AIM.
Do not repeat pictures. Repeat exactly the lines of the listing below from its first line through the line with "(t2) at (1285,50)".

--- start ---

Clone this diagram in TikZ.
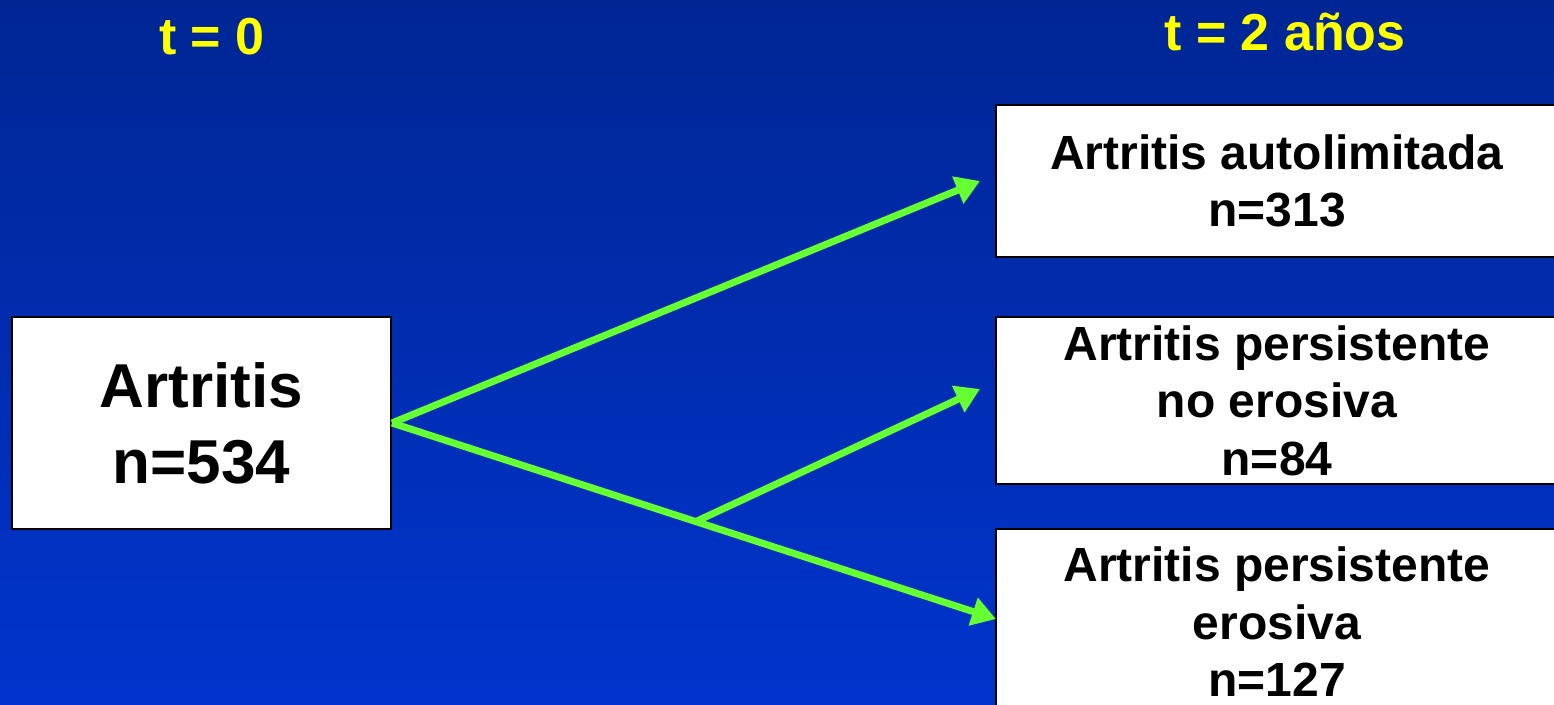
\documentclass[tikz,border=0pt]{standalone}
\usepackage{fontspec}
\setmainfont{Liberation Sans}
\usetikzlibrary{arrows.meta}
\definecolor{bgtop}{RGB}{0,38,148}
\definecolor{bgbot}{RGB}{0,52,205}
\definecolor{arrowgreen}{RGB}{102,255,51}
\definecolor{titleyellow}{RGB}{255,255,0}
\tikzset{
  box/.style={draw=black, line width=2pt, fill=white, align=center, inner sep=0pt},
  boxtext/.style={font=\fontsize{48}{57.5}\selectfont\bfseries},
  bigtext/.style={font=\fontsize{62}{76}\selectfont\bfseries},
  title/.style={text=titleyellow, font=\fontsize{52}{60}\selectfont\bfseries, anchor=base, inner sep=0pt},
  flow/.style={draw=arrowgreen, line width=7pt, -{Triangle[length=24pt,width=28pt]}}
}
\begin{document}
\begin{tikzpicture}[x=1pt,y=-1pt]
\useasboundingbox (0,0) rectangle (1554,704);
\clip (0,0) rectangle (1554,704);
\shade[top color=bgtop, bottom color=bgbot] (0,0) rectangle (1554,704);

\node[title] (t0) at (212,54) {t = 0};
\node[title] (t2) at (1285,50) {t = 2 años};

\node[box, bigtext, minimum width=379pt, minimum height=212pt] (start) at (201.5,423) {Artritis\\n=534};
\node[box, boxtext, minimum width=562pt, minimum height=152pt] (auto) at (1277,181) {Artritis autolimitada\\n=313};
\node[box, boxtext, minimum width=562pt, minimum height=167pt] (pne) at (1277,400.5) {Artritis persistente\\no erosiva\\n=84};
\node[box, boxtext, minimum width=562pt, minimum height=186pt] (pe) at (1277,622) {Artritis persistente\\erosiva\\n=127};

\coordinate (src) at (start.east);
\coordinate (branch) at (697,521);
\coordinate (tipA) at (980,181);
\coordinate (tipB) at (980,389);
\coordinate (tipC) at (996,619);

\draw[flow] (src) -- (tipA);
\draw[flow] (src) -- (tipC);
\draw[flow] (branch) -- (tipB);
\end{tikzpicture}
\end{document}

--- end ---

FULL SOLUTION.
Clone this diagram in TikZ.
\documentclass[tikz,border=0pt]{standalone}
\usepackage{fontspec}
\setmainfont{Liberation Sans}
\usetikzlibrary{arrows.meta}
\definecolor{bgtop}{RGB}{0,38,148}
\definecolor{bgbot}{RGB}{0,52,205}
\definecolor{arrowgreen}{RGB}{102,255,51}
\definecolor{titleyellow}{RGB}{255,255,0}
\tikzset{
  box/.style={draw=black, line width=2pt, fill=white, align=center, inner sep=0pt},
  boxtext/.style={font=\fontsize{48}{57.5}\selectfont\bfseries},
  bigtext/.style={font=\fontsize{62}{76}\selectfont\bfseries},
  title/.style={text=titleyellow, font=\fontsize{52}{60}\selectfont\bfseries, anchor=base, inner sep=0pt},
  flow/.style={draw=arrowgreen, line width=7pt, -{Triangle[length=24pt,width=28pt]}}
}
\begin{document}
\begin{tikzpicture}[x=1pt,y=-1pt]
\useasboundingbox (0,0) rectangle (1554,704);
\clip (0,0) rectangle (1554,704);
\shade[top color=bgtop, bottom color=bgbot] (0,0) rectangle (1554,704);

\node[title] (t0) at (212,54) {t = 0};
\node[title] (t2) at (1285,50) {t = 2 años};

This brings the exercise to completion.